But the company showed a net loss of $224 million, of 13 cents per share, after factoring in restructuring expenses at several units.
Revenues were flat at on a pro-forma basis, which factors in acquisitions including the BET network and the combination of CBS and UPN networks and excludes a $512 million charge to cover severance as part of that combination; the charge also excludes a restructuring at MTV and costs to retrofit Blockbuster stores for DVD rentals.
Pro-forma revenues were $23.2 billion, up from $23.09 billion in 2000, and earnings were up 2% to $5.07 billion.
Advertising revenues were down 2% in 2001, but there are "promising signs" in spending during the first half, said Mel Karmazin, Viacom's president and chief operating officer. He defended his controversial decision to withhold inventory from the last upfront selling season, saying scatter pricing is either at upfront levels or slightly ahead. Upfront refers to ads sold in advance of the fall season.
Although still early in second-quarter scatter sales, he projected pricing should be 5% to 15% ahead of the upfront. He also said second-quarter cancellations are down from previous quarters.
"Advertisers are keeping the money in their pockets later. The good news is they're spending it," he said.
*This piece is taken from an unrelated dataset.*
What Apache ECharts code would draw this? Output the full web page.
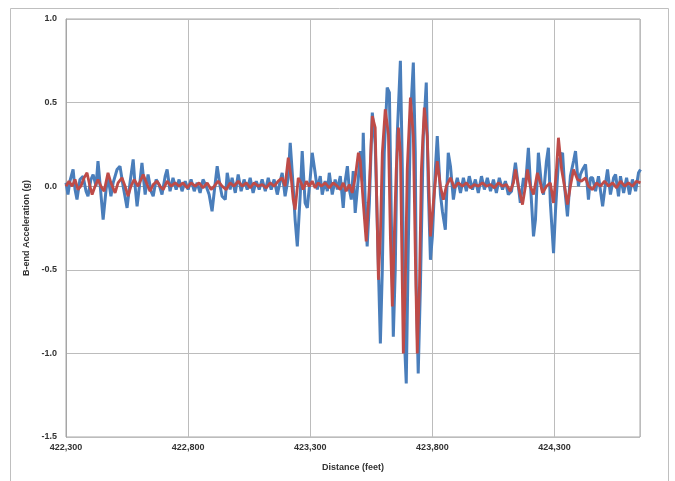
<!DOCTYPE html>
<html>
<head>
<meta charset="utf-8">
<script src="https://cdn.jsdelivr.net/npm/echarts@6/dist/echarts.min.js"></script>
<style>
  html, body { margin: 0; padding: 0; background: #fff; }
  #chart { width: 675px; height: 481px; }
</style>
</head>
<body>
<div id="chart"></div>
<script>
// distance (feet) and acceleration (g) at peaks / troughs
const blueDist = [
  422300, 422308, 422316, 422329, 422337, 422345, 422357, 422370, 422382, 422390,
  422402, 422411, 422423, 422431, 422439, 422452, 422464, 422472, 422484, 422493,
  422509, 422521, 422534, 422550, 422562, 422575, 422583, 422591, 422603, 422611,
  422624, 422636, 422648, 422657, 422669, 422681, 422693, 422706, 422714, 422726,
  422738, 422751, 422763, 422775, 422788, 422800, 422812, 422825, 422837, 422849,
  422861, 422874, 422886, 422898, 422911, 422919, 422931, 422939, 422952, 422960,
  422972, 422980, 422993, 423005, 423017, 423029, 423042, 423054, 423066, 423079,
  423091, 423103, 423116, 423128, 423140, 423152, 423165, 423177, 423185, 423197,
  423210, 423218, 423230, 423238, 423247, 423259, 423267, 423279, 423288, 423300,
  423308, 423320, 423329, 423341, 423349, 423361, 423370, 423378, 423390, 423402,
  423411, 423423, 423435, 423443, 423452, 423460, 423468, 423476, 423484, 423497,
  423505, 423513, 423517, 423525, 423533, 423542, 423554, 423566, 423574, 423587,
  423595, 423603, 423615, 423624, 423632, 423640, 423648, 423656, 423669, 423677,
  423685, 423693, 423702, 423710, 423722, 423730, 423734, 423742, 423751, 423763,
  423775, 423783, 423792, 423800, 423812, 423820, 423833, 423841, 423853, 423865,
  423874, 423886, 423894, 423902, 423915, 423927, 423939, 423951, 423964, 423976,
  423988, 424001, 424013, 424025, 424038, 424050, 424062, 424074, 424087, 424099,
  424111, 424124, 424140, 424152, 424160, 424173, 424181, 424193, 424206, 424214,
  424222, 424234, 424247, 424255, 424267, 424275, 424283, 424296, 424304, 424316,
  424333, 424341, 424353, 424365, 424378, 424386, 424398, 424406, 424415, 424427,
  424439, 424447, 424456, 424468, 424480, 424497, 424509, 424517, 424529, 424542,
  424550, 424562, 424570, 424583, 424595, 424607, 424619, 424632, 424644, 424652
];
const blueVals = [
  0.02, -0.05, 0.03, 0.10, -0.02, -0.08, 0.04, 0.06, -0.03, -0.06,
  0.04, 0.07, 0.00, 0.15, 0.02, -0.20, -0.02, 0.06, -0.06, 0.02,
  0.10, 0.12, 0.00, -0.13, 0.02, 0.16, 0.00, -0.12, 0.03, 0.14,
  -0.05, 0.07, -0.03, -0.06, 0.04, 0.01, -0.05, 0.06, 0.10, -0.03,
  0.05, -0.02, 0.04, -0.03, 0.03, -0.02, 0.04, -0.03, 0.02, -0.04,
  0.04, 0.00, -0.05, -0.15, 0.02, 0.12, 0.00, -0.06, -0.08, 0.08,
  -0.02, 0.05, -0.04, 0.07, -0.03, 0.04, -0.02, 0.05, -0.04, 0.03,
  -0.02, 0.04, -0.03, 0.05, -0.02, 0.04, -0.05, 0.03, 0.08, -0.06,
  0.05, 0.26, 0.00, -0.20, -0.36, -0.05, 0.21, -0.10, -0.13, 0.05,
  0.20, 0.08, -0.02, 0.06, -0.05, 0.03, -0.03, 0.08, -0.05, 0.04,
  -0.02, 0.06, -0.13, 0.03, 0.12, -0.02, -0.08, 0.09, -0.16, 0.05,
  0.21, 0.03, 0.32, -0.10, -0.36, -0.10, 0.44, 0.25, -0.20, -0.94,
  -0.50, 0.20, 0.59, 0.56, -0.20, -0.90, -0.50, 0.30, 0.75, 0.10,
  -0.90, -1.18, -0.30, 0.40, 0.74, 0.20, -0.60, -1.12, -0.60, 0.30,
  0.62, 0.00, -0.44, -0.30, 0.10, 0.30, -0.05, -0.15, -0.26, 0.20,
  0.12, -0.08, 0.00, 0.05, -0.04, 0.05, -0.03, 0.06, -0.02, 0.04,
  -0.04, 0.06, -0.02, 0.05, -0.03, 0.04, -0.04, 0.05, -0.02, 0.03,
  -0.05, -0.03, 0.14, 0.00, -0.10, 0.05, 0.00, 0.23, -0.10, -0.30,
  -0.20, 0.20, 0.00, -0.05, 0.15, 0.23, -0.10, -0.40, -0.15, 0.15,
  0.20, 0.00, -0.18, 0.06, 0.15, 0.21, 0.00, 0.07, 0.10, 0.13,
  -0.08, 0.05, 0.05, -0.03, 0.06, -0.12, 0.02, 0.10, -0.05, 0.05,
  0.07, -0.06, 0.06, -0.04, 0.05, -0.05, 0.04, -0.03, 0.08, 0.10
];

const redDist = [
  422300, 422312, 422325, 422337, 422349, 422361, 422374, 422386, 422398, 422407,
  422419, 422431, 422443, 422456, 422472, 422484, 422501, 422513, 422529, 422542,
  422554, 422566, 422579, 422595, 422616, 422632, 422644, 422657, 422673, 422685,
  422698, 422714, 422730, 422747, 422763, 422779, 422796, 422812, 422829, 422845,
  422861, 422878, 422894, 422907, 422923, 422939, 422956, 422972, 422988, 423005,
  423021, 423038, 423054, 423070, 423087, 423103, 423120, 423136, 423152, 423169,
  423185, 423197, 423210, 423222, 423230, 423238, 423251, 423263, 423271, 423284,
  423296, 423308, 423320, 423333, 423345, 423361, 423378, 423394, 423411, 423423,
  423435, 423447, 423460, 423472, 423484, 423497, 423505, 423517, 423529, 423542,
  423554, 423566, 423579, 423587, 423595, 423607, 423620, 423628, 423636, 423644,
  423652, 423661, 423669, 423681, 423689, 423697, 423710, 423722, 423730, 423738,
  423747, 423755, 423767, 423779, 423792, 423804, 423820, 423833, 423845, 423857,
  423874, 423890, 423906, 423923, 423939, 423956, 423972, 423988, 424005, 424021,
  424038, 424054, 424070, 424087, 424103, 424119, 424132, 424140, 424152, 424169,
  424181, 424189, 424201, 424214, 424230, 424242, 424251, 424267, 424283, 424296,
  424308, 424316, 424329, 424341, 424353, 424365, 424378, 424394, 424410, 424427,
  424439, 424456, 424472, 424488, 424505, 424521, 424538, 424554, 424570, 424587,
  424603, 424619, 424636, 424652
];
const redVals = [
  0.00, 0.03, 0.00, 0.04, -0.02, 0.00, 0.05, 0.08, 0.00, -0.05,
  0.00, 0.04, 0.00, -0.03, 0.08, 0.02, -0.04, 0.02, 0.05, 0.00,
  -0.06, 0.00, 0.04, 0.00, 0.07, 0.01, -0.03, 0.01, 0.03, 0.00,
  -0.02, 0.03, 0.00, 0.02, 0.00, 0.02, -0.01, 0.02, 0.00, 0.02,
  -0.01, 0.02, -0.02, 0.00, 0.03, 0.00, -0.02, 0.02, 0.00, 0.03,
  0.00, 0.02, -0.01, 0.02, 0.00, 0.01, -0.01, 0.02, 0.00, 0.03,
  0.05, 0.00, 0.17, 0.05, -0.08, -0.14, 0.05, 0.02, -0.02, 0.03,
  0.00, 0.03, -0.01, 0.02, 0.00, 0.02, -0.01, 0.02, 0.00, -0.02,
  0.02, -0.03, 0.01, -0.04, 0.05, 0.20, 0.15, -0.10, -0.33, 0.00,
  0.42, 0.35, -0.56, -0.30, 0.20, 0.46, 0.31, -0.30, -0.72, -0.30,
  0.10, 0.35, 0.20, -1.00, -0.60, 0.10, 0.53, 0.30, -0.40, -1.00,
  -0.60, 0.10, 0.47, 0.30, -0.30, -0.10, 0.15, 0.00, -0.08, 0.00,
  0.05, -0.01, 0.02, 0.00, 0.02, -0.01, 0.01, 0.00, 0.02, 0.00,
  0.01, -0.01, 0.02, 0.00, 0.01, -0.03, 0.02, 0.10, 0.00, -0.11,
  0.00, 0.10, 0.00, -0.05, 0.08, 0.02, -0.04, 0.00, 0.02, -0.10,
  0.10, 0.29, 0.10, 0.00, -0.11, 0.00, 0.10, 0.04, 0.03, 0.05,
  0.00, -0.02, 0.02, 0.00, 0.03, 0.00, 0.02, -0.01, 0.03, 0.00,
  0.02, 0.00, 0.03, 0.02
];

const xTicks = { min: 422300, max: 424650, step: 500 };
const yTicks = { min: -1.5, max: 1.0, step: 0.5 };

const zip = (xs, ys) => xs.map((x, i) => [x, ys[i]]);

const chart = echarts.init(document.getElementById('chart'));

const labelFont = {
  color: '#333',
  fontFamily: 'Liberation Sans, Arial, sans-serif',
  fontSize: 9,
  fontWeight: 'bold'
};

chart.setOption({
  animation: false,
  backgroundColor: '#fff',
  graphic: [{
    type: 'rect',
    shape: { x: 10.5, y: 8.5, width: 658, height: 480 },
    style: { fill: 'none', stroke: '#bfbfbf', lineWidth: 1 },
    silent: true
  }],
  grid: {
    left: 66,
    right: 35,
    top: 19,
    bottom: 44,
    show: true,
    borderColor: '#a6a6a6',
    borderWidth: 1
  },
  xAxis: {
    type: 'value',
    min: xTicks.min,
    max: xTicks.max,
    interval: xTicks.step,
    name: 'Distance (feet)',
    nameLocation: 'middle',
    nameGap: 26,
    nameTextStyle: labelFont,
    axisLine: { show: true, lineStyle: { color: '#a6a6a6' } },
    axisTick: { show: false },
    axisLabel: Object.assign({}, labelFont, {
      margin: 6,
      showMaxLabel: false,
      formatter: v => v.toLocaleString('en-US')
    }),
    splitLine: { show: true, lineStyle: { color: '#bcbcbc', width: 1 } }
  },
  yAxis: {
    type: 'value',
    min: yTicks.min,
    max: yTicks.max,
    interval: yTicks.step,
    name: 'B-end Acceleration (g)',
    nameLocation: 'middle',
    nameGap: 32,
    nameTextStyle: labelFont,
    axisLine: { show: true, lineStyle: { color: '#a6a6a6' } },
    axisTick: { show: false },
    axisLabel: Object.assign({}, labelFont, {
      margin: 9,
      formatter: v => v.toFixed(1)
    }),
    splitLine: { show: true, lineStyle: { color: '#bcbcbc', width: 1 } }
  },
  series: [
    {
      name: 'B-end raw',
      type: 'line',
      data: zip(blueDist, blueVals),
      showSymbol: false,
      lineStyle: { color: '#4a7ebb', width: 3 },
      itemStyle: { color: '#4a7ebb' }
    },
    {
      name: 'B-end filtered',
      type: 'line',
      data: zip(redDist, redVals),
      showSymbol: false,
      lineStyle: { color: '#be4b48', width: 2.8 },
      itemStyle: { color: '#be4b48' }
    }
  ]
});
</script>
</body>
</html>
Viacom executives also touted several upcoming deals with major advertisers, including new sponsorships in Survivor 4 by Adolph Coors & Co. and Master Foods USA's Mars. Mr. Karmazin said five advertisers are in talks to sign deals with Viacom Plus, the company's cross-media platform, but he would not identify the companies.
No boardroom infighting
In announcing the results, Viacom Chairman-CEO Sumner Redstone tried to dispel rumors of boardroom infighting between him and Mr. Karmazin and lavishly praised his top management.
"For those who don't read newspapers, that means Mel and I -- top management -- are totally in synch," he said. "In short, the mood here is great. Mel and I are getting along great."
Separately, Viacom also announced it acquired KCAL, an independent TV station in Los Angeles, for $615 million. The deal gives Viacom a duopoly in the largest U.S. TV market.